Debbie von Grabler-Crozier



• 75cm pretty fabric

• 25cm strip of coordinating fabric for the drawstring cord

Everything Else:

• Your usual sewing needs


NB: Seam allowances are all ½ cm unless otherwise stated. Please read all instructions through and assemble the equipment before beginning.

TIP: make your bag your own and decide if you want it to hold two pairs of shoes or only one pair. The construction is exactly the same for both.

From the main fabric:

— Cut two pieces 25cm wide x 65cm long (for the double pair bag)

— Cut two pieces 20cm wide x 65cm long (for the single pair bag)

From the cord fabric:

— Cut two pieces 4cm wide x 110cm long (for either size bag)

Лист с инструкциями (pdf)






Prepare the cord by using the Finger Presser to fold the long strips precisely in half. Fold the raw edges to the centre and press again IMAGE 1.

TIP: This great little tool is a great alternative to the iron, especially where you have to do a lot of pressing in small steps. Great for hot weather when you don’t want to be in the company of a hot iron. I love it for sewing retreats too where you have to queue for one or two irons. It saves time and is no load to carry. Repeat for the other cord. The cords are now reads to topstitch.


Topstitch the cords closed with matching thread IMAGE 2 and then knot one end IMAGE 3.

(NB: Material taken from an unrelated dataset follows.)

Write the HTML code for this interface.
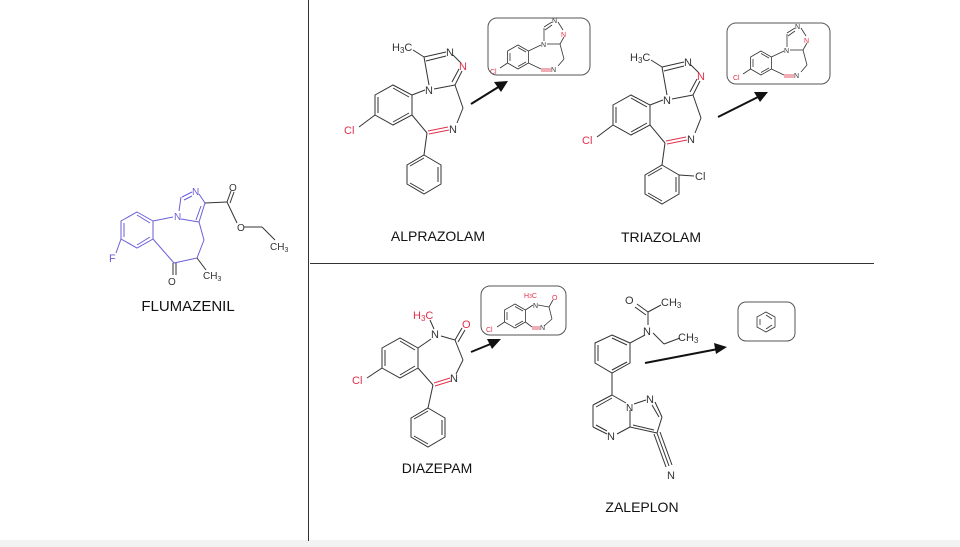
<!DOCTYPE html>
<html><head><meta charset="utf-8"><style>
html,body{margin:0;padding:0;background:#fff}
svg{display:block;font-family:"Liberation Sans",sans-serif}
</style></head><body>
<svg width="960" height="547" viewBox="0 0 960 547" xmlns="http://www.w3.org/2000/svg">
<defs>
<g id="alp">
<g fill="none" stroke="#333" stroke-width="1">
<polygon points="375,95 393,85 412,95 412,115 393,125 375,115"/>
<line x1="378" y1="97" x2="378" y2="113"/><line x1="393" y1="122" x2="409" y2="113"/><line x1="393" y1="88" x2="409" y2="97"/>
<line x1="375" y1="115" x2="359" y2="127"/>
<line x1="412" y1="95" x2="425" y2="90"/>
<line x1="429" y1="85" x2="424" y2="57"/>
<line x1="424" y1="57" x2="413" y2="50"/>
<line x1="424" y1="57" x2="446" y2="52"/><line x1="426" y1="61" x2="446" y2="56"/>
<line x1="453" y1="55" x2="461" y2="63"/>
<line x1="462" y1="71" x2="455" y2="85"/><line x1="459" y1="69" x2="452" y2="82"/>
<line x1="434" y1="89" x2="455" y2="85"/>
<line x1="455" y1="85" x2="463" y2="108"/><line x1="463" y1="108" x2="457" y2="123"/>
<line x1="427" y1="133" x2="412" y2="115"/>
<line x1="427" y1="133" x2="424" y2="155"/>
<polygon points="424,155 441,165 441,184 424,194 407,184 407,165"/>
<line x1="438" y1="167" x2="438" y2="182"/><line x1="424" y1="191" x2="410" y2="183"/><line x1="410" y1="166" x2="424" y2="158"/>
</g>
<line x1="428" y1="131" x2="448" y2="127" stroke="#e0304a"/><line x1="429" y1="134" x2="449" y2="130" stroke="#e0304a"/>
<g font-size="11" fill="#333"><text x="392" y="51">H<tspan font-size="8" dy="2">3</tspan><tspan dy="-2">C</tspan></text><text x="446" y="56">N</text><text x="425" y="94">N</text><text x="449" y="133">N</text></g>
<text x="459" y="70" font-size="11" fill="#e0304a">N</text>
<text x="344" y="134" font-size="11" fill="#e0304a">Cl</text>
</g>
<g id="abox">
<g fill="none" stroke="#333" stroke-width="0.8">
<polygon points="518,45 528.4,51 528.4,63 518,69 507.6,63 507.6,51"/>
<line x1="510" y1="53" x2="510" y2="61"/><line x1="518" y1="66.5" x2="526" y2="62"/><line x1="518" y1="47.5" x2="526" y2="52"/>
<line x1="528.4" y1="51" x2="541" y2="45"/>
<line x1="544" y1="41" x2="544" y2="28"/><line x1="544" y1="27" x2="552" y2="22"/><line x1="545" y1="30" x2="552" y2="25"/>
<line x1="558" y1="22" x2="563" y2="30"/><line x1="564" y1="37" x2="560" y2="44"/>
<line x1="547" y1="44" x2="560" y2="44"/><line x1="560" y1="44" x2="564" y2="59"/><line x1="564" y1="59" x2="558" y2="66"/>
<line x1="507.6" y1="63" x2="500" y2="68"/>
<line x1="528.4" y1="63" x2="541" y2="69"/>
</g>
<line x1="541" y1="69" x2="551" y2="69" stroke="#e0304a" stroke-width="0.8"/><line x1="541" y1="71" x2="551" y2="71" stroke="#e0304a" stroke-width="0.8"/>
<g font-size="7"><text x="490" y="74" fill="#e0304a">Cl</text><text x="541" y="47" fill="#333">N</text><text x="552" y="23" fill="#333">N</text><text x="561" y="37" fill="#e0304a">N</text><text x="551" y="72" fill="#333">N</text></g>
</g>
</defs>
<rect x="0" y="540" width="960" height="7" fill="#f2f2f2"/>
<line x1="308.5" y1="0" x2="308.5" y2="541" stroke="#333" stroke-width="1"/>
<line x1="310" y1="263.5" x2="874" y2="263.5" stroke="#333" stroke-width="1"/>

<!-- FLUMAZENIL -->
<g fill="none" stroke="#6a5fd8" stroke-width="1">
<polygon points="137,212 153,221 153,239 137,248 121,239 121,221"/>
<line x1="124" y1="223" x2="124" y2="237"/><line x1="137" y1="245" x2="150" y2="237"/><line x1="137" y1="215" x2="150" y2="223"/>
<line x1="121" y1="239" x2="116" y2="253"/>
<line x1="153" y1="221" x2="173" y2="217"/>
<line x1="179" y1="211" x2="181" y2="197"/><line x1="182" y1="197" x2="192" y2="192"/><line x1="184" y1="200" x2="192" y2="196"/>
<line x1="199" y1="194" x2="205" y2="203"/><line x1="205" y1="203" x2="199" y2="222"/><line x1="201" y1="206" x2="196" y2="220"/>
<line x1="181" y1="219" x2="199" y2="222"/>
<line x1="199" y1="222" x2="204" y2="240"/><line x1="204" y1="240" x2="197" y2="258"/>
<line x1="153" y1="239" x2="174" y2="263"/><line x1="174" y1="263" x2="197" y2="258"/>
</g>
<g fill="none" stroke="#333" stroke-width="1">
<line x1="173" y1="263" x2="173" y2="275"/><line x1="176" y1="263" x2="176" y2="275"/>
<line x1="197" y1="258" x2="206" y2="270"/>
<line x1="205" y1="203" x2="227" y2="202"/><line x1="227" y1="202" x2="231" y2="191"/><line x1="230" y1="203" x2="234" y2="192"/>
<line x1="227" y1="202" x2="237" y2="223"/><line x1="244" y1="227" x2="262" y2="227"/><line x1="262" y1="227" x2="275" y2="240"/>
</g>
<g font-size="11" fill="#6a5fd8"><text x="109" y="262">F</text><text x="174" y="220" font-size="10">N</text><text x="192" y="195" font-size="10">N</text></g>
<g font-size="10" fill="#333"><text x="229" y="191">O</text><text x="237" y="231">O</text><text x="168" y="285">O</text><text x="203" y="279">CH<tspan font-size="7" dy="2">3</tspan></text><text x="270" y="250">CH<tspan font-size="7" dy="2">3</tspan></text></g>
<text x="188" y="311" font-size="15" text-anchor="middle" fill="#111">FLUMAZENIL</text>

<!-- ALPRAZOLAM -->
<use href="#alp"/>
<use href="#abox"/>
<text x="438" y="241" font-size="14" text-anchor="middle" fill="#111">ALPRAZOLAM</text>

<!-- TRIAZOLAM -->
<g transform="translate(238,10)">
<use href="#alp"/>
<line x1="441" y1="165" x2="456" y2="166" stroke="#333"/>
<text x="457" y="170" font-size="11" fill="#333">Cl</text>
</g>
<use href="#abox" transform="translate(243,6)"/>
<text x="661" y="242" font-size="14" text-anchor="middle" fill="#111">TRIAZOLAM</text>

<!-- DIAZEPAM -->
<g fill="none" stroke="#333" stroke-width="1">
<polygon points="382,348 400,338 418,348 418,368 400,378 382,368"/>
<line x1="385" y1="350" x2="385" y2="366"/><line x1="400" y1="375" x2="415" y2="366"/><line x1="400" y1="341" x2="415" y2="350"/>
<line x1="382" y1="368" x2="367" y2="378"/>
<line x1="418" y1="348" x2="431" y2="339"/>
<line x1="434" y1="329" x2="430" y2="320"/>
<line x1="441" y1="336" x2="455" y2="340"/><line x1="455" y1="340" x2="463" y2="360"/><line x1="463" y1="360" x2="456" y2="374"/>
<line x1="433" y1="385" x2="418" y2="368"/><line x1="433" y1="385" x2="428" y2="408"/>
<polygon points="428,408 445,418 445,437 428,447 411,437 411,418"/>
<line x1="442" y1="420" x2="442" y2="435"/><line x1="428" y1="444" x2="414" y2="436"/><line x1="414" y1="419" x2="428" y2="411"/>
</g>
<line x1="455" y1="340" x2="462" y2="328" stroke="#333"/><line x1="458" y1="342" x2="465" y2="330" stroke="#333"/>
<line x1="434" y1="383" x2="450" y2="378" stroke="#e0304a"/><line x1="435" y1="386" x2="451" y2="381" stroke="#e0304a"/>
<text x="413" y="319" font-size="11" fill="#e0304a">H<tspan font-size="8" dy="2">3</tspan><tspan dy="-2">C</tspan></text>
<text x="431" y="338" font-size="11" fill="#333">N</text>
<text x="462" y="328" font-size="11" fill="#e0304a">O</text>
<text x="450" y="382" font-size="11" fill="#333">N</text>
<text x="352" y="384" font-size="11" fill="#e0304a">Cl</text>
<!-- diazepam box content -->
<g fill="none" stroke="#333" stroke-width="0.8">
<polygon points="515,304 525.4,310 525.4,322 515,328 504.6,322 504.6,310"/>
<line x1="507" y1="312" x2="507" y2="320"/><line x1="515" y1="325.5" x2="523" y2="321"/><line x1="515" y1="306.5" x2="523" y2="311"/>
<line x1="525.4" y1="310" x2="533" y2="305"/>
<line x1="538" y1="305" x2="549" y2="307"/><line x1="549" y1="307" x2="553" y2="300"/>
<line x1="549" y1="307" x2="552" y2="319"/><line x1="552" y1="319" x2="544" y2="326"/>
<line x1="504.6" y1="322" x2="497" y2="327"/>
<line x1="525.4" y1="322" x2="532" y2="327"/>
</g>
<line x1="532" y1="327" x2="540" y2="327" stroke="#e0304a" stroke-width="0.8"/><line x1="532" y1="329" x2="540" y2="329" stroke="#e0304a" stroke-width="0.8"/>
<g font-size="7"><text x="486" y="332" fill="#e0304a">Cl</text><text x="533" y="308" fill="#333">N</text><text x="524" y="298" fill="#e0304a">H<tspan font-size="5">3</tspan>C</text><text x="552" y="300" fill="#e0304a">O</text><text x="540" y="330" fill="#333">N</text></g>
<text x="437" y="473" font-size="14" text-anchor="middle" fill="#111">DIAZEPAM</text>

<!-- ZALEPLON -->
<g fill="none" stroke="#333" stroke-width="1">
<polygon points="612,335 630,343 630,363 612,373 595,363 595,343"/>
<line x1="598" y1="345" x2="598" y2="361"/><line x1="612" y1="370" x2="627" y2="362"/><line x1="612" y1="338" x2="627" y2="345"/>
<line x1="630" y1="343" x2="645" y2="335"/><line x1="648" y1="325" x2="648" y2="312"/>
<line x1="648" y1="312" x2="637" y2="304"/><line x1="646" y1="315" x2="635" y2="307"/><line x1="648" y1="312" x2="661" y2="305"/>
<line x1="653" y1="333" x2="664" y2="344"/><line x1="664" y1="344" x2="680" y2="338"/>
<line x1="612" y1="373" x2="612" y2="395"/>
<line x1="612" y1="395" x2="593" y2="405"/><line x1="612" y1="398" x2="596" y2="407"/>
<line x1="593" y1="405" x2="593" y2="427"/>
<line x1="593" y1="427" x2="607" y2="434"/><line x1="596" y1="425" x2="607" y2="431"/>
<line x1="617" y1="434" x2="630" y2="427"/>
<line x1="630" y1="427" x2="630" y2="410"/><line x1="612" y1="395" x2="626" y2="403"/>
<line x1="634" y1="404" x2="646" y2="400"/>
<line x1="655" y1="402" x2="662" y2="417"/><line x1="652" y1="405" x2="659" y2="417"/>
<line x1="662" y1="417" x2="657" y2="433"/><line x1="657" y1="433" x2="630" y2="427"/><line x1="654" y1="430" x2="633" y2="425"/>
<line x1="657" y1="433" x2="669" y2="466"/><line x1="660" y1="432" x2="672" y2="465"/><line x1="654" y1="434" x2="666" y2="467"/>
</g>
<g font-size="11" fill="#333"><text x="625" y="304">O</text><text x="661" y="306">CH<tspan font-size="8" dy="2">3</tspan></text><text x="643" y="335">N</text><text x="678" y="341">CH<tspan font-size="8" dy="2">3</tspan></text>
<text x="626" y="411" font-size="10">N</text><text x="646" y="403">N</text><text x="607" y="440">N</text><text x="667" y="479">N</text></g>
<text x="642" y="512" font-size="14" text-anchor="middle" fill="#111">ZALEPLON</text>

<!-- arrows -->
<g stroke="#111" stroke-width="2"><line x1="471" y1="104" x2="500" y2="86"/><line x1="718" y1="117" x2="760" y2="96"/><line x1="471" y1="352" x2="493" y2="343"/><line x1="645" y1="363" x2="718" y2="349"/></g>
<g fill="#111"><polygon points="508,81 494,82 501,92"/><polygon points="768,92 754,92 760,102"/><polygon points="501,339 487,339 492,349"/><polygon points="727,347 714,343 716,354"/></g>

<!-- boxes -->
<g fill="none" stroke="#555" stroke-width="1">
<rect x="488" y="18" width="102" height="57" rx="9"/>
<rect x="727" y="23" width="103" height="61" rx="9"/>
<rect x="481" y="286" width="85" height="49" rx="9"/>
<rect x="738" y="302" width="57" height="39" rx="8"/>
</g>
<g fill="none" stroke="#333" stroke-width="0.8">
<polygon points="766,312 775,317 775,327 766,332 757,327 757,317"/><line x1="760" y1="319" x2="760" y2="325"/><line x1="766" y1="329" x2="772" y2="325"/><line x1="766" y1="315" x2="772" y2="319"/>
</g>
</svg>
</body></html>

TIP: The other end will be knotted at the end of making but leaving it for now makes it easier to insert into the casing.



Take the bag outer pieces and lay them wrong sides together and pin.

TIP: You have not read that wrong! We are going to French Seam the edges which means that the interior seams are perfect and there is no lining to add weight in your suitcase if you are using this bag for travelling. Don’t worry- it’s easy!


Use the Stitch Guide to choose a very narrow seam IMAGE 4. I like a seam about 1/4cm. Sew both long sides of the fabric stopping 4cm before each end. This is important for the casing.


Now turn the bag inside out and, using the Finger Presser, crease right along the seam line IMAGE 5. Repeat for the other side.


Now sew again and this time, use a ‘normal’ ½ cm seam allowance, again, stopping 4cm before each end. When you are finished, you will have two unsewn ends like this IMAGE 6.


Turn the bag the right way out. On one end, take a raw edge and fold it over and inwards by ½ cm.

TIP: You can use the Finger Presser to do this or your iron. Either way, the Hot Hemmer is a great tool to achieve absolute accuracy IMAGE 7. You can use this with the Finger Presser too. The mark will not be quite a sharp so just take the hemmer away and repeat with the Finger Presser to get a nice sharp crease.


Fold the hem over so that it meets the edge of the French Seam and pin IMAGE 8.


Sew along the bottom with a very narrow seam IMAGE 9, leaving the ends open. Repeat for the other side and then the other two raw edges on the other end of the bag.


Fold the bag in half, bringing the casings together and crease to find the middle.

TIP: I like to mark this too so that I have an accurate sewing line. Use the Chaco Liner Pen to mark the centre. Sew the centre seam, backstitching at the beginning and end of the seam.

Take the Bodkin and secure the unknotted end IMAGE 10. Thread the cord through the casing and then knot the remaining end of the cord. Tie it into a bow.

TIP: I like a nice floppy bow and plenty of cord to do it with but if it gets on your nerves, you can easily shorten it.